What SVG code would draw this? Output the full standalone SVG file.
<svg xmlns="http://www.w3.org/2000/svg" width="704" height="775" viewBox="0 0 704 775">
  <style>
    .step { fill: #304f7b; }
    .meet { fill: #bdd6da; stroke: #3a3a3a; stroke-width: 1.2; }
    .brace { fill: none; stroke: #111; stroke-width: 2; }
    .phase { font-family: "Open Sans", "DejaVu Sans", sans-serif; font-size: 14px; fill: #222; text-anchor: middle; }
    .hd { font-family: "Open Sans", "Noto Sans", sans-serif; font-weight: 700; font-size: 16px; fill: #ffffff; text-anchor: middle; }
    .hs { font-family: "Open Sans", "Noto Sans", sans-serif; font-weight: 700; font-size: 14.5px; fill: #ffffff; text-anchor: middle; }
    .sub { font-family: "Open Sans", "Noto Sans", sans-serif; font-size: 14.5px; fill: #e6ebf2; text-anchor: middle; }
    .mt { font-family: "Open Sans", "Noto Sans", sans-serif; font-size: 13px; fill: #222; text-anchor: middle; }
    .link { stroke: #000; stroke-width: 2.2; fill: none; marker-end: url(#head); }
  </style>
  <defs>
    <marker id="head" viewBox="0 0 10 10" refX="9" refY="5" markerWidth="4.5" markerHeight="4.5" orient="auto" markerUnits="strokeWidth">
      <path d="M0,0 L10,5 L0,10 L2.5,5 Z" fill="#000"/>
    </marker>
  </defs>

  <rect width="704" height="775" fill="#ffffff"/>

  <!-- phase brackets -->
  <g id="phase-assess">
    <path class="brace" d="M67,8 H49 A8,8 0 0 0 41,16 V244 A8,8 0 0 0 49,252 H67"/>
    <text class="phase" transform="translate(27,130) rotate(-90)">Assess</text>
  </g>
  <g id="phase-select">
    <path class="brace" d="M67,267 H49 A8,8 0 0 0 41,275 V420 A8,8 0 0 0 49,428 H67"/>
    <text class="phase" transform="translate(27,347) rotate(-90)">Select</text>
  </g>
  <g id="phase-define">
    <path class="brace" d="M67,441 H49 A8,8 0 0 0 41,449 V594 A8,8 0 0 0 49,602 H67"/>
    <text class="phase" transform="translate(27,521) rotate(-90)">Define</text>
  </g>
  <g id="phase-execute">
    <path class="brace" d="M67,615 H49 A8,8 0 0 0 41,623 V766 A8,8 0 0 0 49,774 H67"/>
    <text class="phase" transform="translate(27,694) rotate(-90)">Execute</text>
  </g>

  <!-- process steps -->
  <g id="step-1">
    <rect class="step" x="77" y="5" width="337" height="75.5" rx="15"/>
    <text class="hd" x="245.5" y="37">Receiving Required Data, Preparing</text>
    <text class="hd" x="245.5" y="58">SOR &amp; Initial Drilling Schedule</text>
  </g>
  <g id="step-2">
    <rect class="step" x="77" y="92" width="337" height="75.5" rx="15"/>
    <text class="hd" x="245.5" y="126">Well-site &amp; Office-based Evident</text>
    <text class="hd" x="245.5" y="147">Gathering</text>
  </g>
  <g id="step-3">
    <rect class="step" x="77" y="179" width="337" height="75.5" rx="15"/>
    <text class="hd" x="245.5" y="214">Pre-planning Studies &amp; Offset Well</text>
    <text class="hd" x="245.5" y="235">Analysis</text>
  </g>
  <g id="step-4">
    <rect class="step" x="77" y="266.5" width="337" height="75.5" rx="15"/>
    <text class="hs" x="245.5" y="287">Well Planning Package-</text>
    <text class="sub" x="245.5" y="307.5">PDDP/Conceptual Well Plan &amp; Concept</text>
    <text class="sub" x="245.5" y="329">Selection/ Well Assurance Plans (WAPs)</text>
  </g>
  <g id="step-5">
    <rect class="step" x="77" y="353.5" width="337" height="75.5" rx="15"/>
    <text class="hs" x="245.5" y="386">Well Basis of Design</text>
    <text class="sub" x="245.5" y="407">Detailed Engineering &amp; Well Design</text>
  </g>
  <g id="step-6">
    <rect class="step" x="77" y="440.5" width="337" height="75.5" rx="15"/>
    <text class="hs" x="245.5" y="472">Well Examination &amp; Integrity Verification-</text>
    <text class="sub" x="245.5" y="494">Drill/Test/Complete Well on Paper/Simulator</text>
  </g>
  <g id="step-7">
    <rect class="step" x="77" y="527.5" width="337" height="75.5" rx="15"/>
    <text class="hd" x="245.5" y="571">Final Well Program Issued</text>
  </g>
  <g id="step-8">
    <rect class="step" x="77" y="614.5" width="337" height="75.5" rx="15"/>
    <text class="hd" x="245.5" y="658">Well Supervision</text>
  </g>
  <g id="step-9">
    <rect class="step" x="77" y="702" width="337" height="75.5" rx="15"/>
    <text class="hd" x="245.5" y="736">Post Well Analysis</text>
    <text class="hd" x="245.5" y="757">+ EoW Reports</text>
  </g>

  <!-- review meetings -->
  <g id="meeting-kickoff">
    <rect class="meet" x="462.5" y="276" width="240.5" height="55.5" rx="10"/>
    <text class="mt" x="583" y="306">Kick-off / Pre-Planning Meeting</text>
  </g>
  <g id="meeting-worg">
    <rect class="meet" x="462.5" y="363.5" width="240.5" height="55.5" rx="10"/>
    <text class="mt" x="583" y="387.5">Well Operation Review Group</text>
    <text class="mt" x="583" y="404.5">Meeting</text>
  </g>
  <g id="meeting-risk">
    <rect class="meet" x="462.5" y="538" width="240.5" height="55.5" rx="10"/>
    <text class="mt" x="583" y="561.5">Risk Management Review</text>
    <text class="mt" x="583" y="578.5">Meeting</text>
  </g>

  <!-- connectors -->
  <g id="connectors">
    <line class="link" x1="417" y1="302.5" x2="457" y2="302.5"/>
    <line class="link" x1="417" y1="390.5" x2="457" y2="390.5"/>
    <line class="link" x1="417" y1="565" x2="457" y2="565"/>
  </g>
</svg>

━━━━━━━━━━━━━━━━━━━━

* WHAT IS REQUIRED *
Each line above is to be repeated exactly.

* ANSWER FOR THE TASK *
What SVG code would draw this? Output the full standalone SVG file.
<svg xmlns="http://www.w3.org/2000/svg" width="704" height="775" viewBox="0 0 704 775">
  <style>
    .step { fill: #304f7b; }
    .meet { fill: #bdd6da; stroke: #3a3a3a; stroke-width: 1.2; }
    .brace { fill: none; stroke: #111; stroke-width: 2; }
    .phase { font-family: "Open Sans", "DejaVu Sans", sans-serif; font-size: 14px; fill: #222; text-anchor: middle; }
    .hd { font-family: "Open Sans", "Noto Sans", sans-serif; font-weight: 700; font-size: 16px; fill: #ffffff; text-anchor: middle; }
    .hs { font-family: "Open Sans", "Noto Sans", sans-serif; font-weight: 700; font-size: 14.5px; fill: #ffffff; text-anchor: middle; }
    .sub { font-family: "Open Sans", "Noto Sans", sans-serif; font-size: 14.5px; fill: #e6ebf2; text-anchor: middle; }
    .mt { font-family: "Open Sans", "Noto Sans", sans-serif; font-size: 13px; fill: #222; text-anchor: middle; }
    .link { stroke: #000; stroke-width: 2.2; fill: none; marker-end: url(#head); }
  </style>
  <defs>
    <marker id="head" viewBox="0 0 10 10" refX="9" refY="5" markerWidth="4.5" markerHeight="4.5" orient="auto" markerUnits="strokeWidth">
      <path d="M0,0 L10,5 L0,10 L2.5,5 Z" fill="#000"/>
    </marker>
  </defs>

  <rect width="704" height="775" fill="#ffffff"/>

  <!-- phase brackets -->
  <g id="phase-assess">
    <path class="brace" d="M67,8 H49 A8,8 0 0 0 41,16 V244 A8,8 0 0 0 49,252 H67"/>
    <text class="phase" transform="translate(27,130) rotate(-90)">Assess</text>
  </g>
  <g id="phase-select">
    <path class="brace" d="M67,267 H49 A8,8 0 0 0 41,275 V420 A8,8 0 0 0 49,428 H67"/>
    <text class="phase" transform="translate(27,347) rotate(-90)">Select</text>
  </g>
  <g id="phase-define">
    <path class="brace" d="M67,441 H49 A8,8 0 0 0 41,449 V594 A8,8 0 0 0 49,602 H67"/>
    <text class="phase" transform="translate(27,521) rotate(-90)">Define</text>
  </g>
  <g id="phase-execute">
    <path class="brace" d="M67,615 H49 A8,8 0 0 0 41,623 V766 A8,8 0 0 0 49,774 H67"/>
    <text class="phase" transform="translate(27,694) rotate(-90)">Execute</text>
  </g>

  <!-- process steps -->
  <g id="step-1">
    <rect class="step" x="77" y="5" width="337" height="75.5" rx="15"/>
    <text class="hd" x="245.5" y="37">Receiving Required Data, Preparing</text>
    <text class="hd" x="245.5" y="58">SOR &amp; Initial Drilling Schedule</text>
  </g>
  <g id="step-2">
    <rect class="step" x="77" y="92" width="337" height="75.5" rx="15"/>
    <text class="hd" x="245.5" y="126">Well-site &amp; Office-based Evident</text>
    <text class="hd" x="245.5" y="147">Gathering</text>
  </g>
  <g id="step-3">
    <rect class="step" x="77" y="179" width="337" height="75.5" rx="15"/>
    <text class="hd" x="245.5" y="214">Pre-planning Studies &amp; Offset Well</text>
    <text class="hd" x="245.5" y="235">Analysis</text>
  </g>
  <g id="step-4">
    <rect class="step" x="77" y="266.5" width="337" height="75.5" rx="15"/>
    <text class="hs" x="245.5" y="287">Well Planning Package-</text>
    <text class="sub" x="245.5" y="307.5">PDDP/Conceptual Well Plan &amp; Concept</text>
    <text class="sub" x="245.5" y="329">Selection/ Well Assurance Plans (WAPs)</text>
  </g>
  <g id="step-5">
    <rect class="step" x="77" y="353.5" width="337" height="75.5" rx="15"/>
    <text class="hs" x="245.5" y="386">Well Basis of Design</text>
    <text class="sub" x="245.5" y="407">Detailed Engineering &amp; Well Design</text>
  </g>
  <g id="step-6">
    <rect class="step" x="77" y="440.5" width="337" height="75.5" rx="15"/>
    <text class="hs" x="245.5" y="472">Well Examination &amp; Integrity Verification-</text>
    <text class="sub" x="245.5" y="494">Drill/Test/Complete Well on Paper/Simulator</text>
  </g>
  <g id="step-7">
    <rect class="step" x="77" y="527.5" width="337" height="75.5" rx="15"/>
    <text class="hd" x="245.5" y="571">Final Well Program Issued</text>
  </g>
  <g id="step-8">
    <rect class="step" x="77" y="614.5" width="337" height="75.5" rx="15"/>
    <text class="hd" x="245.5" y="658">Well Supervision</text>
  </g>
  <g id="step-9">
    <rect class="step" x="77" y="702" width="337" height="75.5" rx="15"/>
    <text class="hd" x="245.5" y="736">Post Well Analysis</text>
    <text class="hd" x="245.5" y="757">+ EoW Reports</text>
  </g>

  <!-- review meetings -->
  <g id="meeting-kickoff">
    <rect class="meet" x="462.5" y="276" width="240.5" height="55.5" rx="10"/>
    <text class="mt" x="583" y="306">Kick-off / Pre-Planning Meeting</text>
  </g>
  <g id="meeting-worg">
    <rect class="meet" x="462.5" y="363.5" width="240.5" height="55.5" rx="10"/>
    <text class="mt" x="583" y="387.5">Well Operation Review Group</text>
    <text class="mt" x="583" y="404.5">Meeting</text>
  </g>
  <g id="meeting-risk">
    <rect class="meet" x="462.5" y="538" width="240.5" height="55.5" rx="10"/>
    <text class="mt" x="583" y="561.5">Risk Management Review</text>
    <text class="mt" x="583" y="578.5">Meeting</text>
  </g>

  <!-- connectors -->
  <g id="connectors">
    <line class="link" x1="417" y1="302.5" x2="457" y2="302.5"/>
    <line class="link" x1="417" y1="390.5" x2="457" y2="390.5"/>
    <line class="link" x1="417" y1="565" x2="457" y2="565"/>
  </g>
</svg>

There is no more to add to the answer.